Un'ultima ballad e i tre si alzano, si uniscono al centro del palco, si abbracciano e lasciano la scena. Il pubblico è tutto in piedi. Tornano, Keith è in mezzo, li tira a sé e appoggia la testa prima su Gary e poi su Jack, la sua mano destra tiene quella di DeJohnette. Sembrano bambini al primo giorno di scuola. Sono giganti del jazz all'ultimo concerto assieme. Ma la gente non lo sa. Penserà che sono impazziti. Escono e poco dopo rientrano in scena. L'inchino precede il ritorno agli strumenti. E via con God Bless The Child, meraviglioso gospel di Billie Holiday, uno degli encore più battuti dal Trio.
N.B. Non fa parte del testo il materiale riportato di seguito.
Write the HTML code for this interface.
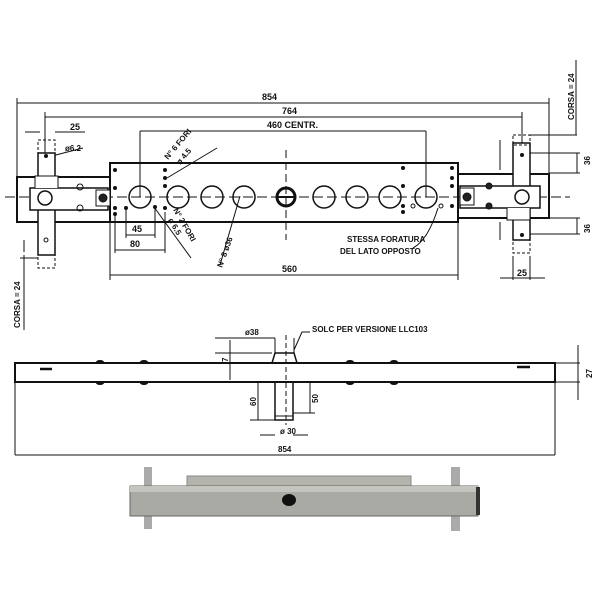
<!DOCTYPE html>
<html><head><meta charset="utf-8"><style>
html,body{margin:0;padding:0;background:#fff;}
svg{display:block;}
text{font-family:"Liberation Sans",sans-serif;font-weight:bold;fill:#111;}
</style></head><body>
<svg width="600" height="600" viewBox="0 0 600 600" xmlns="http://www.w3.org/2000/svg">
<g stroke="#111" fill="none" stroke-width="1">
<!-- dimension lines top -->
<line x1="17" y1="103" x2="549" y2="103"/><line x1="17" y1="98" x2="17" y2="177"/><line x1="549" y1="98" x2="549" y2="175"/>
<line x1="45" y1="117" x2="522" y2="117"/><line x1="45" y1="112" x2="45" y2="153"/><line x1="522" y1="112" x2="522" y2="143"/>
<line x1="140" y1="131" x2="426" y2="131"/><line x1="140" y1="131" x2="140" y2="197"/><line x1="426" y1="131" x2="426" y2="197"/>
<line x1="110" y1="275" x2="458" y2="275"/><line x1="110" y1="222" x2="110" y2="280"/><line x1="458" y1="222" x2="458" y2="280"/>
<line x1="126" y1="235" x2="155" y2="235"/><line x1="126" y1="210" x2="126" y2="238"/><line x1="155" y1="208" x2="155" y2="238"/>
<line x1="115" y1="250" x2="165" y2="250"/><line x1="115" y1="212" x2="115" y2="253"/><line x1="165" y1="212" x2="165" y2="253"/>
<line x1="25" y1="132" x2="40" y2="132"/><line x1="55" y1="132" x2="85" y2="132"/>
<!-- leaders -->
<line x1="48" y1="157" x2="83" y2="148"/><line x1="167" y1="178" x2="217" y2="148"/><line x1="154" y1="207" x2="191" y2="258"/><line x1="240" y1="196" x2="220" y2="265"/>
<path d="M438 208 Q428 240 413 248"/>
<!-- top view bodies -->
<rect x="17" y="177" width="93" height="45" stroke-width="2"/>
<rect x="110" y="163" width="348" height="59" stroke-width="2"/>
<rect x="458" y="174" width="91" height="44" stroke-width="2"/>
<line x1="5" y1="197" x2="570" y2="197" stroke-dasharray="10 4"/>
<line x1="286" y1="150" x2="286" y2="240" stroke-dasharray="8 4"/>
<!-- left plate -->
<rect x="38" y="153" width="17" height="102" fill="#fff" stroke-width="1.5"/>
<rect x="38" y="255" width="17" height="13" stroke-dasharray="3 2"/>
<rect x="38" y="140" width="17" height="13" stroke-dasharray="3 2"/>
<path d="M30 188 H108 V210 H30 Z" fill="#fff" stroke-width="1.5"/>
<path d="M35 188 V176 H58 V188" fill="#fff"/>
<circle cx="45" cy="198" r="7" fill="#fff" stroke-width="1.5"/>
<rect x="96" y="190" width="14" height="16" fill="#fff"/>
<circle cx="103" cy="198" r="4" fill="#222"/>
<circle cx="80" cy="187" r="3"/><circle cx="80" cy="208" r="3"/>
<!-- right plate -->
<rect x="513" y="143" width="17" height="97" fill="#fff" stroke-width="1.5"/>
<rect x="513" y="135" width="17" height="10" stroke-dasharray="3 2"/>
<rect x="513" y="240" width="17" height="13" stroke-dasharray="3 2"/>
<path d="M460 186 H540 V208 H460 Z" fill="#fff" stroke-width="1.5"/>
<path d="M507 208 V220 H530 V208" fill="#fff"/>
<circle cx="522" cy="197" r="7" fill="#fff" stroke-width="1.5"/>
<rect x="460" y="188" width="14" height="17" fill="#fff"/>
<circle cx="467" cy="197" r="4" fill="#222"/>
<circle cx="489" cy="186" r="3" fill="#222"/><circle cx="489" cy="206" r="3" fill="#222"/>
<!-- right dims -->
<line x1="530" y1="153" x2="580" y2="153"/><line x1="549" y1="173" x2="580" y2="173"/><line x1="577" y1="153" x2="577" y2="173"/>
<line x1="530" y1="234" x2="580" y2="234"/><line x1="549" y1="218" x2="580" y2="218"/><line x1="577" y1="218" x2="577" y2="234"/>
<line x1="530" y1="135" x2="577" y2="135"/><line x1="576" y1="60" x2="576" y2="135"/>
<line x1="500" y1="140" x2="500" y2="170"/><line x1="500" y1="222" x2="500" y2="240"/>
<line x1="513" y1="256" x2="513" y2="280"/><line x1="530" y1="256" x2="530" y2="280"/><line x1="500" y1="278" x2="545" y2="278"/>
<line x1="24" y1="255" x2="24" y2="330"/><line x1="24" y1="240" x2="24" y2="252"/><line x1="20" y1="258" x2="38" y2="258"/>
<!-- holes -->
<g stroke-width="1.5">
<circle cx="140" cy="197" r="11"/><circle cx="178" cy="197" r="11"/><circle cx="212" cy="197" r="11"/><circle cx="244" cy="197" r="11"/>
<circle cx="286" cy="197" r="9" stroke-width="3"/>
<circle cx="324" cy="197" r="11"/><circle cx="357" cy="197" r="11"/><circle cx="390" cy="197" r="11"/><circle cx="426" cy="197" r="11"/>
</g>
<line x1="276" y1="197" x2="296" y2="197" stroke-width="2"/>
</g>
<g fill="#111">
<circle cx="115" cy="170" r="2"/><circle cx="115" cy="188" r="2"/><circle cx="115" cy="208" r="2"/><circle cx="115" cy="214" r="2"/>
<circle cx="126" cy="208" r="2"/><circle cx="155" cy="207" r="2"/>
<circle cx="165" cy="170" r="2"/><circle cx="165" cy="178" r="2"/><circle cx="165" cy="186" r="2"/><circle cx="165" cy="208" r="2"/>
<circle cx="403" cy="168" r="2"/><circle cx="403" cy="186" r="2"/><circle cx="403" cy="206" r="2"/><circle cx="403" cy="212" r="2"/>
<circle cx="452" cy="168" r="2"/><circle cx="452" cy="178" r="2"/><circle cx="452" cy="186" r="2"/><circle cx="452" cy="206" r="2"/>
<circle cx="46" cy="156" r="2"/><circle cx="522" cy="155" r="2"/><circle cx="522" cy="235" r="2"/>
</g>
<g stroke="#111" fill="none"><circle cx="413" cy="206" r="2"/><circle cx="441" cy="206" r="2"/><circle cx="46" cy="240" r="2"/></g>
<!-- texts top -->
<text x="262" y="100" font-size="9">854</text>
<text x="282" y="114" font-size="9">764</text>
<text x="267" y="128" font-size="9">460 CENTR.</text>
<text x="70" y="130" font-size="9">25</text>
<text x="65" y="151" font-size="8">ø6.2</text>
<text x="132" y="232" font-size="9">45</text>
<text x="130" y="247" font-size="9">80</text>
<text x="282" y="272" font-size="9">560</text>
<text x="347" y="242" font-size="8">STESSA FORATURA</text>
<text x="340" y="254" font-size="8">DEL LATO OPPOSTO</text>
<text x="517" y="276" font-size="9">25</text>
<text font-size="8" transform="translate(168,160) rotate(-50)">N° 6 FORI</text>
<text font-size="8" transform="translate(180,165) rotate(-50)">ø 4.5</text>
<text font-size="8" transform="translate(173,210) rotate(60)">N° 2 FORI</text>
<text font-size="8" transform="translate(168,220) rotate(60)">ø 6.5</text>
<text font-size="8" transform="translate(222,268) rotate(-70)">N° 8 ø36</text>
<text font-size="8" transform="translate(590,165) rotate(-90)">36</text>
<text font-size="8" transform="translate(590,233) rotate(-90)">36</text>
<text font-size="8" transform="translate(574,120) rotate(-90)">CORSA = 24</text>
<text font-size="8" transform="translate(20,328) rotate(-90)">CORSA = 24</text>
<!-- side view -->
<g stroke="#111" fill="none">
<rect x="15" y="363" width="540" height="19" stroke-width="2"/>
<line x1="40" y1="369" x2="52" y2="369" stroke-width="2.5"/><line x1="517" y1="367" x2="530" y2="367" stroke-width="2.5"/>
<path d="M272 363 L275 353 H294 L297 363" stroke-width="1.5"/>
<rect x="275" y="382" width="18" height="38" stroke-width="1.5"/>
<line x1="275" y1="416" x2="293" y2="416"/>
<line x1="286" y1="335" x2="286" y2="425" stroke-dasharray="5 3"/>
<line x1="215" y1="338" x2="275" y2="338"/><line x1="275" y1="338" x2="275" y2="353"/><line x1="294" y1="338" x2="294" y2="353"/>
<path d="M294 350 L302 332 H310"/>
<line x1="215" y1="353" x2="272" y2="353"/><line x1="230" y1="340" x2="230" y2="380"/>
<line x1="15" y1="382" x2="15" y2="455"/><line x1="555" y1="382" x2="555" y2="455"/><line x1="15" y1="455" x2="555" y2="455"/>
<line x1="555" y1="363" x2="580" y2="363"/><line x1="555" y1="382" x2="580" y2="382"/><line x1="578" y1="345" x2="578" y2="400"/>
<line x1="250" y1="420" x2="275" y2="420"/><line x1="258" y1="382" x2="258" y2="420"/>
<line x1="293" y1="413" x2="315" y2="413"/><line x1="310" y1="382" x2="310" y2="413"/>
<line x1="260" y1="435" x2="275" y2="435"/><line x1="293" y1="435" x2="308" y2="435"/>
</g>
<g fill="#111"><ellipse cx="100" cy="362" rx="4" ry="2"/><ellipse cx="144" cy="362" rx="4" ry="2"/><ellipse cx="350" cy="362" rx="4" ry="2"/><ellipse cx="394" cy="362" rx="4" ry="2"/>
<ellipse cx="100" cy="383" rx="4" ry="2"/><ellipse cx="144" cy="383" rx="4" ry="2"/><ellipse cx="350" cy="383" rx="4" ry="2"/><ellipse cx="394" cy="383" rx="4" ry="2"/></g>
<text x="245" y="335" font-size="8">ø38</text>
<text x="312" y="332" font-size="8">SOLC PER VERSIONE LLC103</text>
<text x="278" y="452" font-size="8">854</text>
<text x="280" y="434" font-size="8">ø 30</text>
<text font-size="8" transform="translate(228,362) rotate(-90)">7</text>
<text font-size="8" transform="translate(592,378) rotate(-90)">27</text>
<text font-size="8" transform="translate(256,406) rotate(-90)">60</text>
<text font-size="8" transform="translate(318,403) rotate(-90)">50</text>
<!-- photo -->
<rect x="187" y="476" width="224" height="10" fill="#b4b4ac" stroke="#888"/>
<rect x="144" y="467" width="8" height="62" fill="#aaa"/>
<rect x="451" y="467" width="9" height="64" fill="#aaa"/>
<rect x="130" y="486" width="348" height="30" fill="#a9aaa3" stroke="#666"/>
<rect x="130" y="486" width="348" height="6" fill="#c4c5be"/>
<ellipse cx="289" cy="500" rx="7" ry="6" fill="#111"/>
<rect x="476" y="487" width="4" height="28" fill="#333"/>
</svg>
</body></html>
L'interplay è quello dei tempi belli, la potenza della musica anche. Non siamo ai livelli, inarrivabili, della versione di Standards volume 1, il disco del 1983 che segnò l'inizio del «miracolo», ma le note danzano che è un piacere. I fraseggi del pianoforte, i giri di batteria e del contrabbasso lasciano senza fiato. Poi la musica si affievolisce fino a spegnersi. Keith si alza, appoggia le mani al bordo del piano e fissa la cordiera, sembra volerci entrare in quel meraviglioso Steinway. Gary resta lì, abbracciato al contrabbasso come ci si aggrappa alla donna che ami prima di un lungo e incerto viaggio.


Escono, ma manca qualcosa. Ne siamo sicuri. Riecco il Trio e riecco When I Fall In Love unica certezza di una scaletta che in centinaia di concerti non è mai stata la stessa. Dio benedici Victor Young ed Edward Heiman che nel 1952 scrissero questa straordinaria summa di poesia in musica. E benedici questi tre magnifici ragazzi che decine di volte ce l'hanno regalata, ogni volta diversa e commovente. La regina delle ballad lente si srotola soave e intensa, le dita di Keith sfiorano appena i tasti, i piatti e i tamburi spazzolati da Jack diffondono dolcezza, l'assolo di Gary vale il viaggio. Questo è amore puro declamato in sette note. È musica intima che si deposita nel punto più profondo della sensibilità di ognuno. Sembra non finire più. Vorremmo che non finisse più. Dai, non fatela finire mai. Poi, però, finisce. E finisce il Trio. Lievi, dal piano, escono le ultime note. Sanno di lacrime.